Problem statement
Only the lines from the one containing "Convert this chart to D3.js code." through the one containing "56, bottom: 144" should be output, both ends included and exactly as they appear, minus any pictures.

++++++++++

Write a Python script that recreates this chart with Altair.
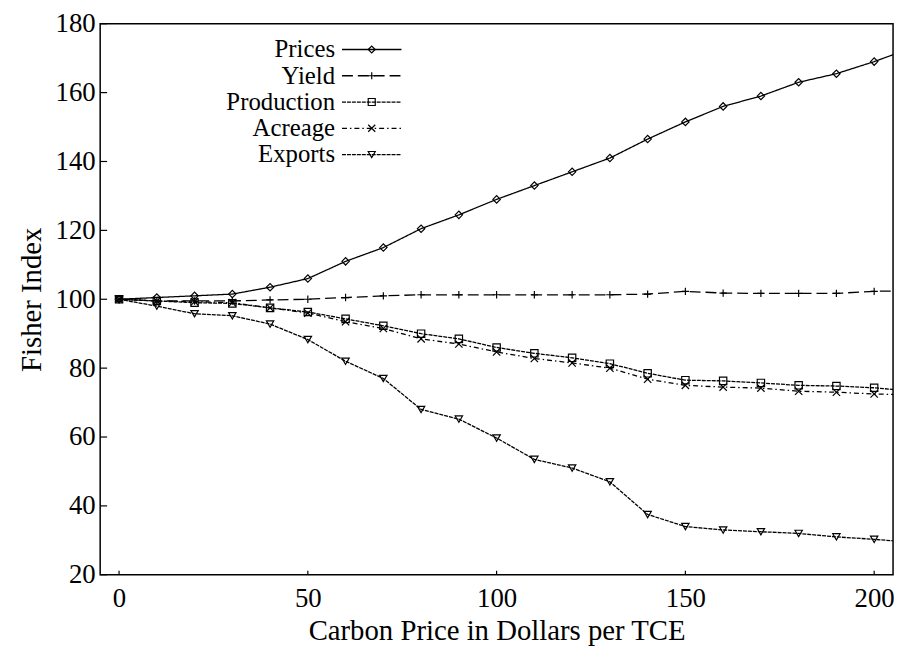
import altair as alt
import pandas as pd

carbon = [0, 10, 20, 30, 40, 50, 60, 70, 80, 90, 100, 110, 120, 130, 140, 150, 160, 170, 180, 190, 200, 210]
prices = [100, 100.5, 101, 101.5, 103.5, 106, 111, 115, 120.5, 124.5, 129, 133, 137, 141, 146.5, 151.5, 156, 159, 163, 165.5, 169, 173]
yield_ = [100, 99.5, 99.5, 99.5, 99.8, 100, 100.5, 101, 101.3, 101.3, 101.3, 101.3, 101.3, 101.3, 101.5, 102.3, 101.8, 101.7, 101.7, 101.7, 102.3, 102.5]
production = [100, 99.5, 99, 98.8, 97.5, 96.3, 94.3, 92.3, 90, 88.5, 86, 84.3, 83, 81.3, 78.5, 76.5, 76.3, 75.7, 75, 74.8, 74.3, 73.3]
acreage = [100, 99.5, 99.3, 99, 97.5, 96, 93.5, 91.5, 88.5, 87, 84.7, 82.8, 81.5, 80, 76.8, 75, 74.5, 74.2, 73.3, 73, 72.5, 72.2]
exports = [100, 98, 95.8, 95.2, 92.8, 88.3, 82, 77, 68, 65.2, 59.7, 53.5, 51, 47, 37.5, 34, 33, 32.5, 32, 31, 30.3, 29.4]

names = ["Prices", "Yield", "Production", "Acreage", "Exports"]
series = [prices, yield_, production, acreage, exports]

y_ticks = [20, 40, 60, 80, 100, 120, 140, 160, 180]
x_ticks = [0, 50, 100, 150, 200]

FONT = "Liberation Serif"
FS = 27
TFS = 29
LFS = 25

rows = []
for n, vals in zip(names, series):
    for c, v in zip(carbon, vals):
        rows.append({"series": n, "carbon": c, "value": v})
df = pd.DataFrame(rows)

shape_range = ["diamond", "M-1,0H1M0,-1V1", "square", "M-1,-1L1,1M-1,1L1,-1", "triangle-down"]
dash_range = [[1, 0], [11, 5], [4, 1], [5, 3, 1.5, 3], [4, 1]]

shape_enc = alt.Shape("series:N", scale=alt.Scale(domain=names, range=shape_range), legend=None)
dash_enc = alt.StrokeDash("series:N", scale=alt.Scale(domain=names, range=dash_range), legend=None)

xscale = alt.Scale(domain=[-5, 205], nice=False, zero=False)
yscale = alt.Scale(domain=[20, 180], nice=False, zero=False)

xax = alt.Axis(values=x_ticks, title="Carbon Price in Dollars per TCE", ticks=False, domain=False,
               grid=False, labelPadding=11, titlePadding=5,
               labelFont=FONT, labelFontSize=FS, labelColor="black",
               titleFont=FONT, titleFontSize=TFS, titleColor="black", titleFontWeight="normal")
yax = alt.Axis(values=y_ticks, title="Fisher Index", ticks=False, domain=False, grid=False,
               labelPadding=5, titlePadding=9,
               labelFont=FONT, labelFontSize=FS, labelColor="black",
               titleFont=FONT, titleFontSize=TFS, titleColor="black", titleFontWeight="normal")

base = alt.Chart(df)

lines = base.mark_line(color="black", strokeWidth=1.3, clip=True).encode(
    x=alt.X("carbon:Q", scale=xscale, axis=xax),
    y=alt.Y("value:Q", scale=yscale, axis=yax),
    strokeDash=dash_enc,
    detail="series:N",
)

points = base.transform_filter(alt.datum.carbon <= 200).mark_point(
    color="black", filled=False, strokeWidth=1.2, size=55, opacity=1
).encode(
    x=alt.X("carbon:Q", scale=xscale),
    y=alt.Y("value:Q", scale=yscale),
    shape=shape_enc,
)

ytick_df = pd.DataFrame({"v": y_ticks})
xtick_df = pd.DataFrame({"v": x_ticks})

yticks = alt.Chart(ytick_df).mark_rule(color="black", strokeWidth=1.2).encode(
    y=alt.Y("v:Q", scale=yscale), x=alt.value(0), x2=alt.value(7)
)
xticks = alt.Chart(xtick_df).mark_rule(color="black", strokeWidth=1.2).encode(
    x=alt.X("v:Q", scale=xscale), y=alt.value(556), y2=alt.value(552)
)

leg_df = pd.DataFrame({"series": names, "idx": list(range(len(names)))})
leg = alt.Chart(leg_df).transform_calculate(off="datum.idx * 26.5")

LY = 26
leg_text = leg.mark_text(align="right", baseline="middle", font=FONT, fontSize=LFS, color="black").encode(
    x=alt.value(237), y=alt.value(LY), yOffset=alt.YOffset("off:Q", scale=None), text="series:N"
)
leg_line = leg.mark_rule(color="black", strokeWidth=1.3).encode(
    x=alt.value(244), x2=alt.value(304), y=alt.value(LY),
    yOffset=alt.YOffset("off:Q", scale=None), strokeDash=dash_enc
)
leg_pt = leg.mark_point(color="black", filled=False, strokeWidth=1.2, size=50, opacity=1).encode(
    x=alt.value(274), y=alt.value(LY), yOffset=alt.YOffset("off:Q", scale=None), shape=shape_enc
)

chart = alt.layer(lines, points, yticks, xticks, leg_line, leg_pt, leg_text).properties(
    width=800, height=556,
    background="white",
    autosize=alt.AutoSizeParams(type="none"),
    padding={"left": 93, "top": 13, "right": 5, "bottom": 70},
).configure_view(stroke="black", strokeWidth=1.5)

chart.save("out.html", embed_options={"renderer": "svg", "actions": False})
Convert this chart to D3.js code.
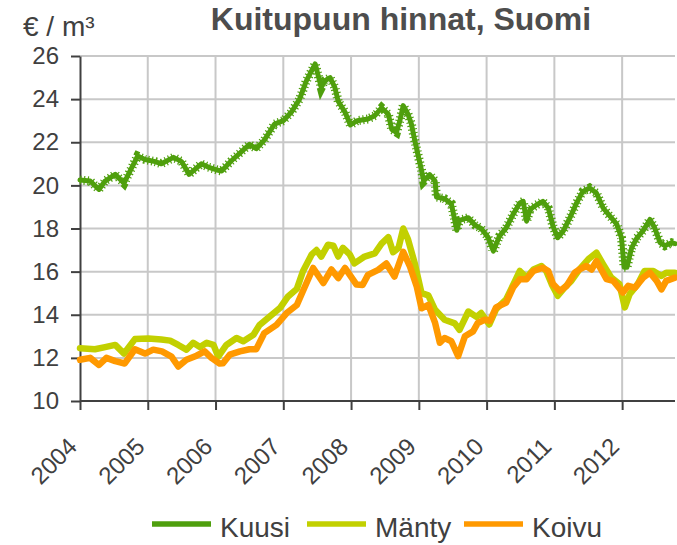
<!DOCTYPE html>
<html>
<head>
<meta charset="utf-8">
<script src="https://cdn.jsdelivr.net/npm/d3@7"></script>
<style>
  body { margin: 0; background: #fff; }
  svg { display: block; font-family: "Liberation Sans", Arial, sans-serif; }
</style>
</head>
<body>
<div id="chart"></div>
<script>
const W = 677, H = 545;
const margin = { left: 80, right: 2, top: 56, bottom: 144 };

const yearTicks = [2004, 2005, 2006, 2007, 2008, 2009, 2010, 2011, 2012];
const valueTicks = [10, 12, 14, 16, 18, 20, 22, 24, 26];
const seriesNames = ["Kuusi", "Mänty", "Koivu"];
const seriesColors = ["#4f9f0d", "#c2d000", "#ff9900"];

// [decimal year, €/m³]
const kuusi = [
  [2004.00,20.25],[2004.15,20.2],[2004.28,19.81],[2004.37,20.2],[2004.52,20.51],[2004.65,20.1],
  [2004.74,20.67],[2004.85,21.36],[2004.96,21.2],[2005.11,21.1],[2005.20,21.0],[2005.38,21.3],
  [2005.50,21.1],[2005.61,20.51],[2005.79,21.0],[2005.89,20.85],[2006.04,20.7],[2006.09,20.67],
  [2006.23,21.13],[2006.36,21.5],[2006.50,21.9],[2006.60,21.7],[2006.72,22.1],[2006.87,22.84],
  [2007.00,23.0],[2007.12,23.4],[2007.24,24.0],[2007.34,24.85],[2007.47,25.63],[2007.56,24.54],
  [2007.61,24.85],[2007.69,25.0],[2007.76,24.55],[2007.81,23.9],[2007.91,23.4],[2007.99,22.8],
  [2008.09,23.0],[2008.25,23.08],[2008.35,23.23],[2008.45,23.6],[2008.55,23.3],[2008.60,22.6],
  [2008.67,22.46],[2008.72,23.0],[2008.77,23.7],[2008.84,23.3],[2008.89,22.85],[2008.94,22.08],
  [2008.99,21.38],[2009.04,20.7],[2009.07,20.2],[2009.16,20.5],[2009.24,20.2],[2009.26,19.46],
  [2009.38,19.38],[2009.48,19.15],[2009.56,17.92],[2009.60,18.38],[2009.73,18.5],[2009.83,18.15],
  [2009.92,18.0],[2010.02,17.6],[2010.10,16.95],[2010.19,17.65],[2010.29,18.03],[2010.39,18.65],
  [2010.49,19.18],[2010.54,19.26],[2010.59,18.34],[2010.64,18.88],[2010.74,19.1],[2010.83,19.26],
  [2010.91,18.95],[2010.98,18.1],[2011.05,17.57],[2011.13,17.88],[2011.23,18.5],[2011.33,19.2],
  [2011.42,19.72],[2011.52,19.88],[2011.62,19.65],[2011.72,18.95],[2011.82,18.57],[2011.92,18.2],
  [2011.99,17.57],[2012.03,16.2],[2012.07,16.2],[2012.14,17.1],[2012.22,17.57],[2012.31,17.9],
  [2012.41,18.42],[2012.48,18.03],[2012.56,17.34],[2012.63,17.2],[2012.73,17.34],[2012.78,17.3]
];

const manty = [
  [2004.00,12.45],[2004.22,12.4],[2004.37,12.5],[2004.52,12.6],[2004.65,12.2],[2004.81,12.87],
  [2005.01,12.9],[2005.20,12.85],[2005.33,12.8],[2005.45,12.6],[2005.57,12.38],[2005.67,12.7],
  [2005.77,12.5],[2005.87,12.7],[2005.97,12.6],[2006.04,12.06],[2006.16,12.6],[2006.31,12.92],
  [2006.41,12.77],[2006.56,13.07],[2006.65,13.53],[2006.80,13.92],[2006.95,14.31],[2007.07,14.85],
  [2007.20,15.2],[2007.29,16.02],[2007.42,16.8],[2007.49,17.0],[2007.56,16.7],[2007.66,17.25],
  [2007.74,17.2],[2007.81,16.7],[2007.88,17.1],[2007.98,16.8],[2008.05,16.38],[2008.20,16.7],
  [2008.35,16.85],[2008.45,17.3],[2008.55,17.6],[2008.62,16.9],[2008.70,17.1],[2008.77,18.0],
  [2008.84,17.5],[2008.94,16.38],[2009.04,15.0],[2009.14,14.9],[2009.24,14.23],[2009.38,13.77],
  [2009.53,13.6],[2009.60,13.3],[2009.73,14.15],[2009.85,13.9],[2009.92,14.08],[2010.04,13.55],
  [2010.14,14.26],[2010.29,14.72],[2010.42,15.57],[2010.49,16.03],[2010.59,15.72],[2010.69,16.1],
  [2010.81,16.26],[2010.88,16.03],[2010.96,15.42],[2011.05,14.88],[2011.15,15.26],[2011.25,15.57],
  [2011.37,16.1],[2011.50,16.57],[2011.62,16.88],[2011.72,16.34],[2011.84,15.72],[2011.96,15.42],
  [2012.04,14.34],[2012.11,14.95],[2012.23,15.42],[2012.33,16.03],[2012.46,16.03],[2012.58,15.8],
  [2012.65,15.95],[2012.78,15.95]
];

const koivu = [
  [2004.00,11.91],[2004.15,12.0],[2004.28,11.67],[2004.39,12.0],[2004.52,11.85],[2004.66,11.74],
  [2004.81,12.4],[2004.96,12.2],[2005.08,12.38],[2005.21,12.3],[2005.35,12.06],[2005.45,11.6],
  [2005.57,11.91],[2005.72,12.1],[2005.84,12.3],[2005.94,12.0],[2006.06,11.74],[2006.11,11.75],
  [2006.21,12.15],[2006.36,12.3],[2006.50,12.4],[2006.60,12.4],[2006.72,13.15],[2006.90,13.53],
  [2007.05,14.08],[2007.20,14.45],[2007.29,15.1],[2007.44,16.17],[2007.59,15.47],[2007.71,16.1],
  [2007.81,15.7],[2007.91,16.17],[2008.08,15.4],[2008.17,15.38],[2008.25,15.85],[2008.40,16.08],
  [2008.52,16.38],[2008.64,15.77],[2008.77,16.92],[2008.87,16.23],[2008.97,15.3],[2009.04,14.3],
  [2009.14,14.46],[2009.24,13.62],[2009.31,12.7],[2009.38,12.92],[2009.48,12.77],[2009.58,12.08],
  [2009.68,13.0],[2009.80,13.23],[2009.87,13.62],[2009.97,13.77],[2010.05,13.72],[2010.14,14.34],
  [2010.29,14.57],[2010.39,15.26],[2010.49,15.65],[2010.59,15.65],[2010.69,16.03],[2010.83,16.18],
  [2010.91,16.03],[2010.98,15.42],[2011.08,15.1],[2011.18,15.34],[2011.30,15.95],[2011.37,16.1],
  [2011.47,16.26],[2011.55,16.1],[2011.62,16.49],[2011.69,16.1],[2011.77,15.65],[2011.87,15.57],
  [2012.01,15.03],[2012.09,15.34],[2012.19,15.26],[2012.31,15.72],[2012.41,15.95],[2012.51,15.57],
  [2012.58,15.18],[2012.65,15.57],[2012.78,15.72]
];

const series = [kuusi, manty, koivu];

const svg = d3.select("#chart").append("svg")
  .attr("width", W)
  .attr("height", H);

const x = d3.scaleLinear().domain([2004, 2012.78]).range([margin.left, W - margin.right]);
const y = d3.scaleLinear().domain([10, 26]).range([H - margin.bottom, margin.top]);

// grid
svg.append("g")
  .selectAll("line")
  .data(valueTicks.slice(1))
  .join("line")
  .attr("x1", x(2004)).attr("x2", x.range()[1])
  .attr("y1", d => y(d)).attr("y2", d => y(d))
  .attr("stroke", "#c8c8c8").attr("stroke-width", 2);

svg.append("g")
  .selectAll("line")
  .data(yearTicks.slice(1))
  .join("line")
  .attr("x1", d => x(d)).attr("x2", d => x(d))
  .attr("y1", y(10)).attr("y2", y(26))
  .attr("stroke", "#c8c8c8").attr("stroke-width", 2);

// axes
const yAxis = svg.append("g")
  .attr("transform", `translate(${margin.left},0)`)
  .call(d3.axisLeft(y).tickValues(valueTicks).tickSize(9).tickSizeOuter(0).tickPadding(12));

const xAxis = svg.append("g")
  .attr("transform", `translate(0,${y(10)})`)
  .call(d3.axisBottom(x).tickValues(yearTicks).tickFormat(d3.format("d")).tickSize(9).tickSizeOuter(0));

[yAxis, xAxis].forEach(g => {
  g.select(".domain").attr("stroke", "#404040").attr("stroke-width", 2);
  g.selectAll(".tick line").attr("stroke", "#404040").attr("stroke-width", 2);
  g.selectAll("text").attr("fill", "#404040").style("font-size", "24px")
    .style("font-family", "'Liberation Sans', Arial, sans-serif");
});
xAxis.select(".domain").attr("d", `M${x(2004)},0H${x.range()[1]}`);

xAxis.selectAll(".tick text")
  .attr("text-anchor", "end")
  .attr("dy", null)
  .attr("y", null)
  .attr("transform", "translate(-2,47) rotate(-45)");

// lines
const line = d3.line().x(d => x(d[0])).y(d => y(d[1]));

series.forEach((s, i) => {
  svg.append("path")
    .datum(s)
    .attr("fill", "none")
    .attr("stroke", seriesColors[i])
    .attr("stroke-width", i === 0 ? 5 : 6.5)
    .attr("stroke-linejoin", "round")
    .attr("stroke-linecap", "round")
    .attr("d", line);
  if (i === 0) {
    // bristly look of the spruce series
    svg.append("path")
      .datum(s)
      .attr("fill", "none")
      .attr("stroke", seriesColors[i])
      .attr("stroke-width", 9)
      .attr("stroke-dasharray", "1.2,2.6")
      .attr("d", line);
  }
});

// titles
svg.append("text")
  .attr("x", 401).attr("y", 30)
  .attr("text-anchor", "middle")
  .attr("fill", "#4d4d4d")
  .style("font-size", "32px")
  .style("font-weight", "bold")
  .text("Kuitupuun hinnat, Suomi");

svg.append("text")
  .attr("x", 23).attr("y", 36)
  .attr("fill", "#404040")
  .style("font-size", "28px")
  .text("€ / m³");

// legend
const legendX = [152, 307, 464];
const legend = svg.append("g")
  .selectAll("g")
  .data(seriesNames)
  .join("g")
  .attr("transform", (d, i) => `translate(${legendX[i]},524)`);

legend.append("line")
  .attr("x1", 0).attr("x2", 59)
  .attr("stroke", (d, i) => seriesColors[i])
  .attr("stroke-width", 5.5);

legend.append("text")
  .attr("x", 68).attr("y", 13)
  .attr("fill", "#404040")
  .style("font-size", "28px")
  .text(d => d);
</script>
</body>
</html>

++++++++++

Written response
Convert this chart to D3.js code.
<!DOCTYPE html>
<html>
<head>
<meta charset="utf-8">
<script src="https://cdn.jsdelivr.net/npm/d3@7"></script>
<style>
  body { margin: 0; background: #fff; }
  svg { display: block; font-family: "Liberation Sans", Arial, sans-serif; }
</style>
</head>
<body>
<div id="chart"></div>
<script>
const W = 677, H = 545;
const margin = { left: 80, right: 2, top: 56, bottom: 144 };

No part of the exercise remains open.